The Commonwealth Cornerstone Group plans to sell the credits to investors, and then CCG uses the funding to give developers loans to help with business expansion, mixed-use development and community facility construction throughout the state, said Scott Elliott, PHFA spokesman.
The CCG wants to use the credits projects in places considered the focal points of communities or areas that have historic or cultural value in communities, the PHFA said Thursday.
The CCG is one of 99 community development groups to receive funding from the $3.5 billion in new markets tax credits awarded through the Tax Relief, Unemployment Insurance Authorization and Job Creation Act of 2010. The nonprofit has received $148 million in New markets Tax Credits to date, PHFA said. The Treasury Department’s Community Development Financial Institutions Fund delivered the credits.

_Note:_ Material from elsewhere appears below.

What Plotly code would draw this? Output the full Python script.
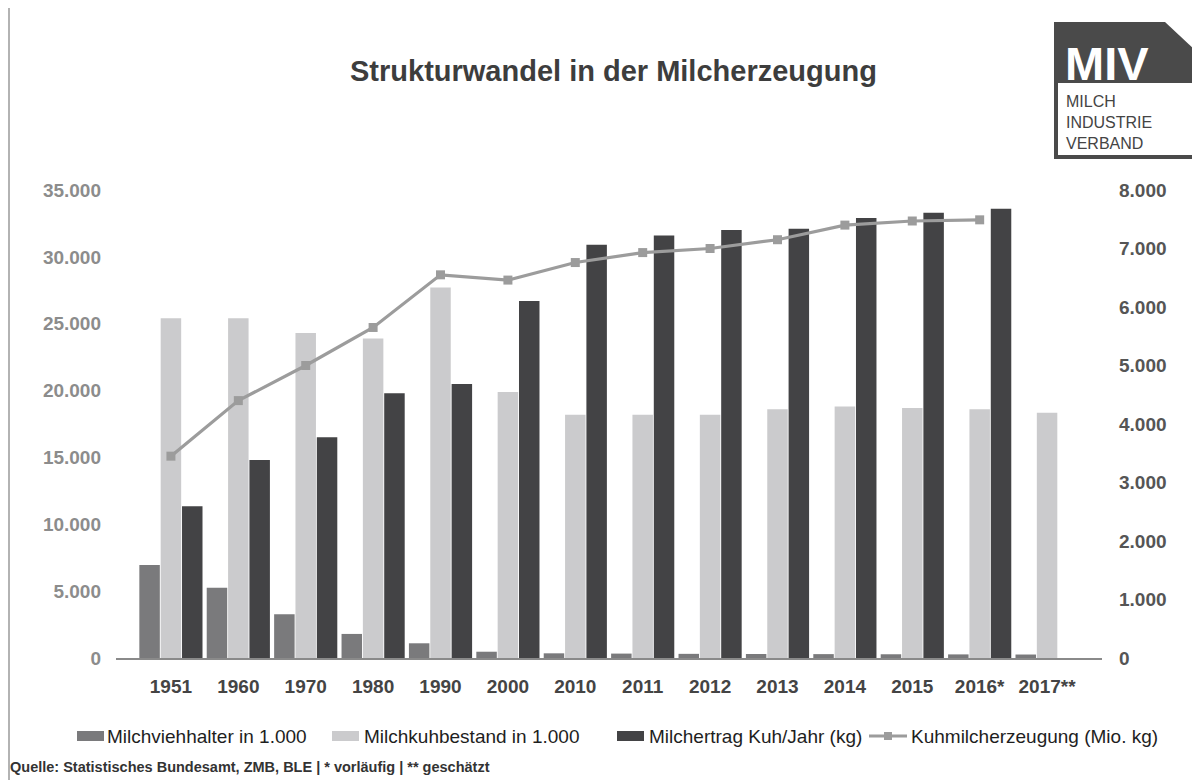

The CCG tax credit work will help bring affordable housing and community development to the commonwealth, the PHFA said. It has invested $100.5 million of the credits in low-income communities across the state. The group has invested in nine commercial, mixed-use and community development projects that cost more than $349 million to develop, and created more than 1 million square feet of new and redeveloped real estate and 233 housing units, it said.